What is special about $x^T P y$?

Question

We know that if a matrix $P$ is positive definite, then for any vector $x \ne 0$, $x^T P x > 0$. But what about $x^T P y$ where $x \ne y$?

Answer 1

$$\rm x^{\top} P \, y = \frac 12 \begin{bmatrix} \mathrm x\\ \mathrm y\end{bmatrix}^{\top} \begin{bmatrix} \mathrm O & \mathrm P\\ \,\mathrm P^{\top} & \,\mathrm O\end{bmatrix} \begin{bmatrix} \mathrm x\\ \mathrm y\end{bmatrix}$$

The characteristic polynomial of the block matrix above is

$$\det \begin{bmatrix} s \mathrm I & -\mathrm P\\ -\mathrm P^{\top} & s\mathrm I\end{bmatrix} = \det( s^2 \mathrm I - \mathrm P \mathrm P^{\top} )$$

where $\mathrm P \mathrm P^{\top}$ is positive semidefinite.

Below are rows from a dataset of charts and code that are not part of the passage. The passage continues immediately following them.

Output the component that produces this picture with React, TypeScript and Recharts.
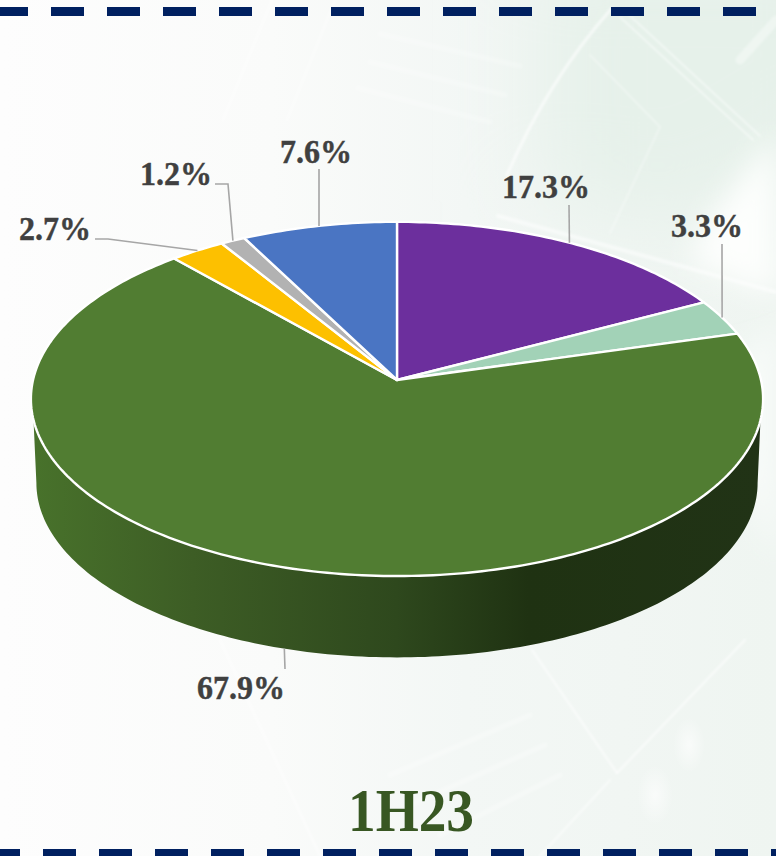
import { PieChart, Pie, Cell } from 'recharts';

const categories = ['Purple', 'Mint', 'Green', 'Amber', 'Gray', 'Blue'];
const shares = [17.3, 3.3, 67.9, 2.7, 1.2, 7.6];
const sliceColors = ['#6c2f9d', '#a2d2b7', '#517d32', '#fdc000', '#b2b2b2', '#4a75c3'];
const periodLabel = '1H23';

const chartData = categories.map((name, i) => ({ name, value: shares[i] }));

// hand placed label spots, one per slice, same order as shares
const labelLayout = [
    { onBase: false, bends: [[569, 205]], x: 502, y: 198, width: 88 },
    { onBase: false, bends: [[722, 244]], x: 671, y: 237, width: 72 },
    { onBase: true, bends: [[285, 669]], x: 197, y: 699, width: 88 },
    { onBase: false, bends: [[108, 239], [95, 239]], x: 19, y: 240, width: 72 },
    { onBase: false, bends: [[228, 184], [215, 184]], x: 140, y: 185, width: 72 },
    { onBase: false, bends: [[319, 169]], x: 280, y: 163, width: 72 },
];

// perspective of the tilted disc
const TILT = 0.107;
const SQUASH = 0.481;
const DEPTH = 84;
const BASE_SCALE = 0.985;
const TOP_EDGE_ANGLE = 12.9;
const BASE_EDGE_ANGLE = 6.1;

const SERIF = '"Liberation Serif", serif';

function project(deg: number, cx: number, cy: number, r: number) {
    const rad = (deg * Math.PI) / 180;
    const X = Math.cos(rad);
    const Y = Math.sin(rad);
    const d = 1 + TILT * Y;
    return [cx + (r * X) / d, cy - (r * SQUASH * Y) / d];
}

function projectBase(deg: number, cx: number, cy: number, r: number) {
    const [px, py] = project(deg, cx, cy, r);
    const midY = cy + (r * SQUASH * TILT) / (1 - TILT * TILT);
    return [cx + (px - cx) * BASE_SCALE, midY + (py - midY) * BASE_SCALE + DEPTH];
}

function arcPoints(from: number, to: number, fn: (deg: number) => number[]) {
    const steps = Math.max(2, Math.ceil(Math.abs(from - to)));
    const pts: string[] = [];
    for (let i = 0; i <= steps; i++) {
        const p = fn(from + ((to - from) * i) / steps);
        pts.push(`${p[0].toFixed(2)} ${p[1].toFixed(2)}`);
    }
    return pts;
}

function DiscSlice(props: any) {
    const { cx, cy, outerRadius, startAngle, endAngle, fill } = props;
    const top = (deg: number) => project(deg, cx, cy, outerRadius);
    const base = (deg: number) => projectBase(deg, cx, cy, outerRadius);
    const face = `M${cx} ${cy} L${arcPoints(startAngle, endAngle, top).join(' L')} Z`;

    // side wall only where the slice passes the front of the disc
    const topFrom = Math.min(startAngle, -TOP_EDGE_ANGLE);
    const topTo = Math.max(endAngle, -180 + TOP_EDGE_ANGLE);
    const baseFrom = Math.min(startAngle, -BASE_EDGE_ANGLE);
    const baseTo = Math.max(endAngle, -180 + BASE_EDGE_ANGLE);
    const hasWall = topFrom > topTo;
    const wall = hasWall
        ? `M${arcPoints(topFrom, topTo, top).join(' L')} L${arcPoints(baseTo, baseFrom, base).join(' L')} Z`
        : '';

    return (
        <g>
            {hasWall && (
                <>
                    <defs>
                        <linearGradient id="wallShade" gradientUnits="userSpaceOnUse" x1={32} y1={0} x2={762} y2={0}>
                            <stop offset="0%" stopColor="#48722b" />
                            <stop offset="22%" stopColor="#3d5d25" />
                            <stop offset="50%" stopColor="#2e481d" />
                            <stop offset="68%" stopColor="#1f3212" />
                            <stop offset="100%" stopColor="#213316" />
                        </linearGradient>
                    </defs>
                    <path d={wall} fill="url(#wallShade)" stroke="none" />
                </>
            )}
            <path d={face} fill={fill} stroke="#ffffff" strokeWidth={2.4} strokeLinejoin="round" />
        </g>
    );
}

function SliceLabel(props: any) {
    const { cx, cy, outerRadius, midAngle, index, value } = props;
    const spot = labelLayout[index];
    const start = spot.onBase
        ? projectBase(midAngle, cx, cy, outerRadius)
        : project(midAngle, cx, cy, outerRadius);
    const points = [start, ...spot.bends].map(p => p.join(',')).join(' ');
    return (
        <g>
            <polyline points={points} fill="none" stroke="#a6a6a6" strokeWidth={1.6} />
            <text
                x={spot.x}
                y={spot.y}
                textAnchor="start"
                textLength={spot.width}
                lengthAdjust="spacingAndGlyphs"
                fontFamily={SERIF}
                fontWeight="bold"
                fontSize={33}
                fill="#404040"
                stroke="#404040"
                strokeWidth={0.4}
            >
                {`${value}%`}
            </text>
        </g>
    );
}

function Backdrop() {
    return (
        <svg width={776} height={856} style={{ position: 'absolute', left: 0, top: 0 }}>
            <defs>
                <linearGradient id="wash" x1="0" y1="0" x2="1" y2="0">
                    <stop offset="0%" stopColor="#fdfdfd" />
                    <stop offset="35%" stopColor="#fafbfa" />
                    <stop offset="60%" stopColor="#f3f7f5" />
                    <stop offset="100%" stopColor="#eff5f1" />
                </linearGradient>
                <radialGradient id="glow">
                    <stop offset="0%" stopColor="#ffffff" stopOpacity={0.6} />
                    <stop offset="100%" stopColor="#ffffff" stopOpacity={0} />
                </radialGradient>
                <filter id="wide" filterUnits="userSpaceOnUse" x={200} y={-200} width={800} height={700}>
                    <feGaussianBlur stdDeviation="45" />
                </filter>
                <filter id="soft" x="-30%" y="-30%" width="160%" height="160%">
                    <feGaussianBlur stdDeviation="14" />
                </filter>
                <filter id="softLine">
                    <feGaussianBlur stdDeviation="1" />
                </filter>
            </defs>
            <rect width={776} height={856} fill="url(#wash)" />
            <path d="M540 -60 L860 -60 L860 130 L690 230 L540 200 Z" fill="#e6f1ea" filter="url(#wide)" />
            <path d="M776 135 L705 225 L690 262 L776 296 Z" fill="#fdfefd" filter="url(#soft)" />
            <path d="M776 320 L710 400 L776 560 Z" fill="#f8fbf9" filter="url(#soft)" />
            <g fill="none" stroke="#ffffff" strokeLinecap="round" filter="url(#softLine)">
                <path d="M612 8 Q548 80 507 175" strokeWidth={3} strokeOpacity={0.6} />
                <path d="M272 0 L223 120" strokeWidth={2} strokeOpacity={0.4} />
                <path d="M335 0 L287 120" strokeWidth={2} strokeOpacity={0.4} />
                <path d="M620 17 L753 140" strokeWidth={1.5} strokeOpacity={0.6} />
                <path d="M627 13 L760 136" strokeWidth={1.5} strokeOpacity={0.6} />
                <path d="M590 55 L660 127 L610 233" strokeWidth={1.5} strokeOpacity={0.4} />
                <path d="M498 216 L776 292" strokeWidth={4} strokeOpacity={0.5} />
                <path d="M380 34 L520 66" strokeWidth={5} strokeOpacity={0.2} />
                <path d="M370 62 L505 95" strokeWidth={5} strokeOpacity={0.2} />
                <path d="M358 88 L490 122" strokeWidth={5} strokeOpacity={0.2} />
                <path d="M740 60 L776 20" strokeWidth={9} strokeOpacity={0.35} />
                <path d="M220 640 L320 856" strokeWidth={2} strokeOpacity={0.5} />
                <path d="M532 650 L617 773" strokeWidth={2} strokeOpacity={0.6} />
                <path d="M617 773 L745 640" strokeWidth={2} strokeOpacity={0.6} />
                <path d="M610 780 L540 856" strokeWidth={2} strokeOpacity={0.5} />
                <path d="M390 775 L530 715" strokeWidth={5} strokeOpacity={0.25} />
                <path d="M410 805 L545 745" strokeWidth={5} strokeOpacity={0.25} />
                <path d="M440 835 L560 775" strokeWidth={5} strokeOpacity={0.25} />
            </g>
            <ellipse cx={689} cy={745} rx={16} ry={28} fill="url(#glow)" />
            <ellipse cx={655} cy={795} rx={18} ry={30} fill="url(#glow)" />
            <line x1={-5} y1={11.5} x2={776} y2={11.5} stroke="#002060" strokeWidth={9} strokeDasharray="33 23" />
            <line x1={-13} y1={852.5} x2={776} y2={852.5} stroke="#002060" strokeWidth={7} strokeDasharray="33 23" />
            <text
                x={348}
                y={831}
                textLength={126}
                lengthAdjust="spacingAndGlyphs"
                fontFamily={SERIF}
                fontWeight="bold"
                fontSize={61}
                fill="#385723"
            >
                {periodLabel}
            </text>
        </svg>
    );
}

export default function App() {
    return (
        <div style={{ position: 'absolute', left: 0, top: 0, width: 776, height: 856, overflow: 'hidden' }}>
            <Backdrop />
            <div style={{ position: 'absolute', left: 0, top: 0 }}>
                <PieChart width={776} height={856} margin={{ top: 0, right: 0, bottom: 0, left: 0 }}>
                    <Pie
                        data={chartData}
                        dataKey="value"
                        nameKey="name"
                        cx={397}
                        cy={380}
                        outerRadius={364}
                        startAngle={90}
                        endAngle={-270}
                        shape={DiscSlice}
                        inactiveShape={DiscSlice}
                        label={SliceLabel}
                        labelLine={false}
                        isAnimationActive={false}
                    >
                        {chartData.map((d, i) => (
                            <Cell key={d.name} fill={sliceColors[i]} />
                        ))}
                    </Pie>
                </PieChart>
            </div>
        </div>
    );
}
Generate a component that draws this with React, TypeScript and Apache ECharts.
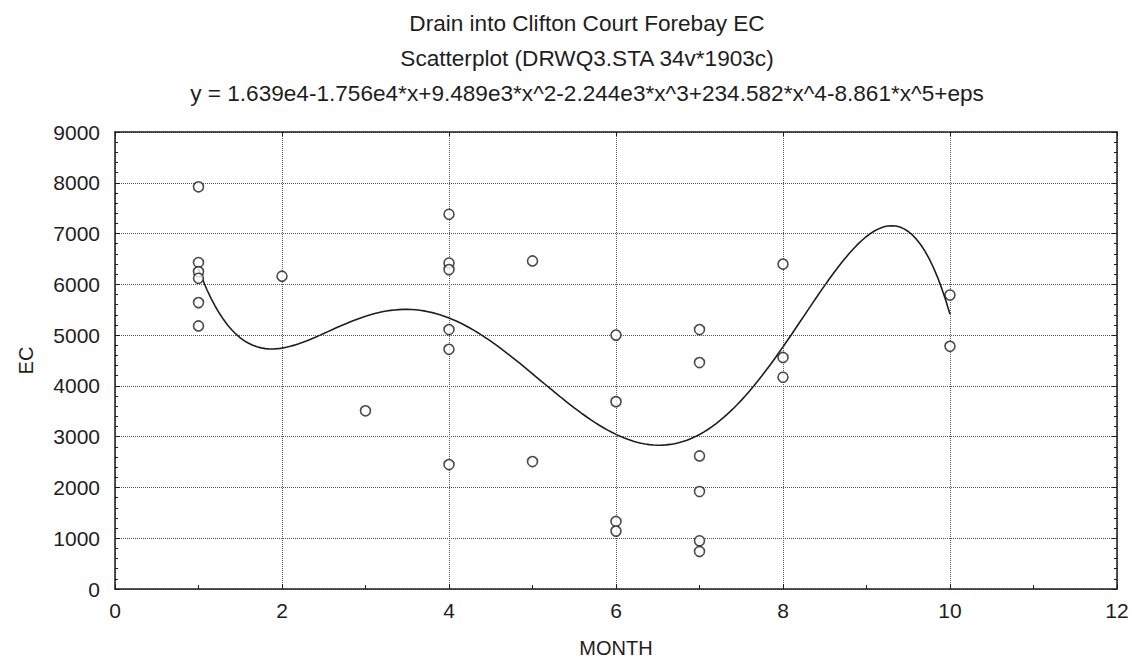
import React, { useEffect, useRef } from "react";
import * as echarts from "echarts";

// Header lines shown above the plot
const titleLines = [
  "Drain into Clifton Court Forebay EC",
  "Scatterplot (DRWQ3.STA 34v*1903c)",
  "y = 1.639e4-1.756e4*x+9.489e3*x^2-2.244e3*x^3+234.582*x^4-8.861*x^5+eps",
];

// Observations: month of sample and measured EC
const months = [
  1, 1, 1, 1, 1, 1,
  2,
  3,
  4, 4, 4, 4, 4, 4,
  5, 5,
  6, 6, 6, 6,
  7, 7, 7, 7, 7, 7,
  8, 8, 8,
  10, 10,
];
const ecValues = [
  7920, 6430, 6250, 6120, 5640, 5180,
  6160,
  3510,
  7380, 6420, 6290, 5110, 4720, 2450,
  6460, 2510,
  5000, 3690, 1330, 1140,
  5110, 4460, 2620, 1920, 950, 740,
  6400, 4560, 4170,
  5790, 4780,
];

// Polynomial fit coefficients (constant term first), as printed in the header
const fitCoefficients = [16390, -17560, 9489, -2244, 234.582, -8.861];
const fitFrom = 1;
const fitTo = 10;

// Axis settings
const xMin = 0;
const xMax = 12;
const xStep = 2;
const yMin = 0;
const yMax = 9000;
const yStep = 1000;
const xAxisTitle = "MONTH";
const yAxisTitle = "EC";

const FONT = "'Liberation Sans', Arial, sans-serif";
const INK = "#1e1e1e";

function evalPoly(coeffs: number[], x: number): number {
  let s = 0;
  for (let i = coeffs.length - 1; i >= 0; i--) s = s * x + coeffs[i];
  return s;
}

export default function App() {
  const ref = useRef<HTMLDivElement>(null);

  useEffect(() => {
    if (!ref.current) return;
    const chart = echarts.init(ref.current, undefined, { renderer: "svg" });

    const scatterData = months.map((m, i) => [m, ecValues[i]]);
    const curve: number[][] = [];
    const steps = 180;
    for (let i = 0; i <= steps; i++) {
      const x = fitFrom + ((fitTo - fitFrom) * i) / steps;
      curve.push([x, evalPoly(fitCoefficients, x)]);
    }

    const frameLine = { show: true, onZero: false, lineStyle: { color: INK, width: 1.5 } };
    const gridDots = { show: true, lineStyle: { color: "#555", width: 1, type: "dotted" as const } };
    const plain = (v: number) => String(v);

    chart.setOption({
      animation: false,
      backgroundColor: "#ffffff",
      textStyle: { fontFamily: FONT },
      grid: { left: 115, right: 18, top: 132, bottom: 77, containLabel: false },
      graphic: titleLines.map((t, i) => ({
        type: "text",
        x: 587,
        y: 23 + i * 35,
        style: {
          text: t,
          fill: INK,
          font: `22.6px ${FONT}`,
          textAlign: "center",
          textVerticalAlign: "middle",
        },
      })),
      xAxis: [
        {
          type: "value",
          min: xMin,
          max: xMax,
          interval: xStep,
          position: "bottom",
          axisLine: frameLine,
          axisTick: { show: true, inside: true, length: 5, lineStyle: { color: INK } },
          minorTick: { show: true, splitNumber: 2, length: 4, lineStyle: { color: INK } },
          splitLine: gridDots,
          axisLabel: { color: INK, fontSize: 21, margin: 11, fontFamily: FONT, formatter: plain },
          name: xAxisTitle,
          nameLocation: "middle",
          nameGap: 49,
          nameTextStyle: { color: INK, fontSize: 20, fontFamily: FONT },
        },
        {
          type: "value",
          min: xMin,
          max: xMax,
          interval: xStep,
          position: "top",
          axisLine: frameLine,
          axisTick: { show: true, inside: true, length: 4, lineStyle: { color: INK } },
          minorTick: { show: false },
          splitLine: { show: false },
          axisLabel: { show: false },
        },
      ],
      yAxis: [
        {
          type: "value",
          min: yMin,
          max: yMax,
          interval: yStep,
          position: "left",
          axisLine: frameLine,
          axisTick: { show: true, inside: true, length: 5, lineStyle: { color: INK } },
          minorTick: { show: true, splitNumber: 5, length: 3, lineStyle: { color: INK } },
          splitLine: gridDots,
          axisLabel: { color: INK, fontSize: 21, margin: 15, fontFamily: FONT, formatter: plain },
          name: yAxisTitle,
          nameLocation: "middle",
          nameRotate: 90,
          nameGap: 79,
          nameTextStyle: { color: INK, fontSize: 20, fontFamily: FONT },
        },
        {
          type: "value",
          min: yMin,
          max: yMax,
          interval: yStep,
          position: "right",
          axisLine: frameLine,
          axisTick: { show: true, inside: true, length: 5, lineStyle: { color: INK } },
          minorTick: { show: true, splitNumber: 5, length: 3, lineStyle: { color: INK } },
          splitLine: { show: false },
          axisLabel: { show: false },
        },
      ],
      series: [
        {
          type: "line",
          data: curve,
          showSymbol: false,
          smooth: false,
          lineStyle: { color: INK, width: 1.6 },
          z: 2,
          silent: true,
        },
        {
          type: "scatter",
          data: scatterData,
          symbol: "circle",
          symbolSize: 10,
          itemStyle: { color: "#ffffff", borderColor: INK, borderWidth: 1.6 },
          z: 3,
        },
      ],
    });

    return () => chart.dispose();
  }, []);

  return (
    <div
      ref={ref}
      style={{ position: "absolute", left: 0, top: 0, width: 1135, height: 666, background: "#fff" }}
    />
  );
}
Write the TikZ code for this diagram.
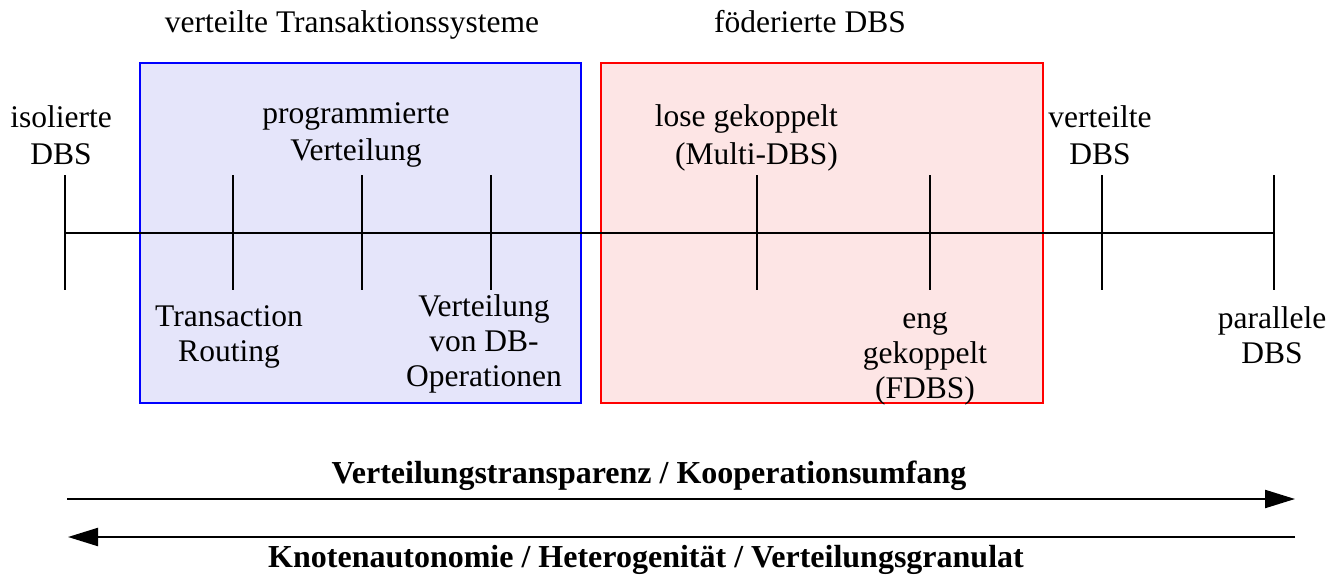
\documentclass[tikz,border=0pt]{standalone}
\usepackage{fontspec}
\setmainfont{Liberation Serif}
\usetikzlibrary{arrows.meta}
\definecolor{bluefill}{RGB}{229,229,250}
\definecolor{redfill}{RGB}{253,229,229}
\tikzset{
  lbl/.style={align=center, inner sep=0pt, font=\fontsize{31.5}{35}\selectfont},
  toplbl/.style={lbl, font=\fontsize{31.5}{37.5}\selectfont},
  ttl/.style={inner sep=0pt, anchor=base, font=\fontsize{31.5}{35}\selectfont},
  boldlbl/.style={inner sep=0pt, anchor=base, font=\fontsize{32}{35}\selectfont\bfseries},
  tickline/.style={line width=2pt},
  axis/.style={line width=2.2pt},
  bigarrow/.style={line width=2.2pt, -{Triangle[length=30pt,width=18pt]}},
}
\begin{document}
\begin{tikzpicture}[x=1pt,y=-1pt]
\useasboundingbox (0,0) rectangle (1337,575);
% boxes
\node[draw=blue, fill=bluefill, line width=1.8pt, minimum width=441pt, minimum height=340pt, inner sep=0pt] (vts) at (360.5,233) {};
\node[draw=red, fill=redfill, line width=1.8pt, minimum width=442pt, minimum height=340pt, inner sep=0pt] (fdbs) at (822,233) {};
% axis
\coordinate (a0) at (65,233);
\coordinate (a1) at (1274,233);
\draw[axis] (a0) -- (a1);
\foreach \x in {65,233,362,491,757,930,1102,1274}{
  \draw[tickline] (\x,175) -- (\x,290);
}
% titles
\node[ttl] (t1) at (352,33) {verteilte Transaktionssysteme};
\node[ttl] (t2) at (810,33) {föderierte DBS};
% labels
\node[toplbl] (iso) at (61,135) {isolierte\\DBS};
\node[toplbl] (prog) at (356,135) {programmierte\\Verteilung};
\node[toplbl, align=right, anchor=east] (lose) at (838,138) {lose gekoppelt\\(Multi-DBS)};
\node[toplbl] (vdbs) at (1100,135) {verteilte\\DBS};
\node[lbl] (tr) at (229,337) {Transaction\\Routing};
\node[lbl] (vdb) at (484,343.5) {Verteilung\\von DB-\\Operationen};
\node[lbl] (eng) at (925,359) {eng\\gekoppelt\\(FDBS)};
\node[lbl] (par) at (1272,335) {parallele\\DBS};
% arrows
\coordinate (l1) at (67,499);
\coordinate (r1) at (1295,499);
\coordinate (l2) at (68,537);
\coordinate (r2) at (1295,537);
\draw[bigarrow] (l1) -- (r1);
\draw[bigarrow] (r2) -- (l2);
\node[boldlbl] (vt) at (649,483) {Verteilungstransparenz / Kooperationsumfang};
\node[boldlbl] (ka) at (646,567) {Knotenautonomie / Heterogenität / Verteilungsgranulat};
\end{tikzpicture}
\end{document}
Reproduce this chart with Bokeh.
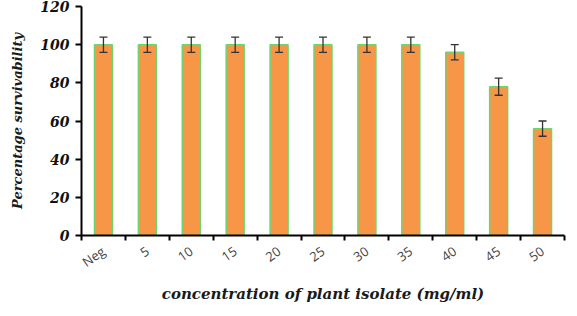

The spectrum of the block matrix contains the positive and negative square roots of the (nonnegative) eigenvalues of $\mathrm P \mathrm P^{\top}$. Hence, the block matrix

$$\begin{bmatrix} \mathrm O & \mathrm P\\ \,\mathrm P^{\top} & \,\mathrm O\end{bmatrix}$$

is indefinite, and so is the bilinear form $\rm x^{\top} P \, y$.